March didn’t just bounce back — it snapped sharply higher, with 718 new private homes sold excluding ECs, up about 369% from February’s thin 153, as buyers piled into Lentor Mansion and, to a lesser extent, Lentoria. Add executive condominiums and the broader tally reached about 1,301 units in March, a six-month high that finally gave the market a sense of shared momentum after a subdued start to 2024. Even so, March sales still came in 13.6% below the 5-year March average, showing the recovery was strong but not yet broad-based.
March snapped sharply higher, with 718 private homes sold excluding ECs and market momentum finally returning in force.
I’ve covered enough launches to know when one precinct starts pulling the whole market forward. That happened in Lentor Hills.

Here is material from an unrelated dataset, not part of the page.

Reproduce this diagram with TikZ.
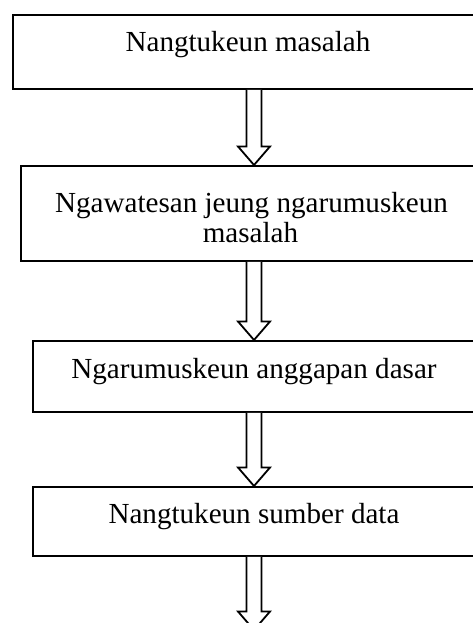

Lentor Mansion moved 409 of 533 units at a median roughly S$2,269 psf, while Lentoria sold 60 units from 267 launched at about S$2,129 psf. Between them, they made up the bulk of March’s activity. Developers also launched 877 units excluding ECs, the biggest monthly injection of new supply since late 2023. The broader Lentor Hills Estate programme spans about 10 additional residential plots, signalling that this precinct’s supply story is far from over.
The Outside Central Region did the heavy lifting, with about 605 units sold, or 84% of March’s new-home sales excluding ECs. That pushed OCR median pricing up about 9.2% month on month. By contrast, the Rest of Central Region lagged at 66 units, below its five-year March norm, while the Core Central Region saw 47 units, helped by luxury names such as Watten House and 19 Nassim at around S$3,200 to S$3,300 psf. Singaporeans also accounted for nearly 92% of March purchases, underscoring a local buyer tilt.
Here’s the contrarian read: this wasn’t simply a story of buyers chasing cheap stock. Yes, the share of homes sold below S$2 million jumped to about 58.6%, and that tells me owner-occupiers were back in force. But Lentor Mansion’s take-up also shows buyers will still stretch for the right new product, transport links and neighbourhood story. Belonging matters. People want a place that feels anchored, not just affordable.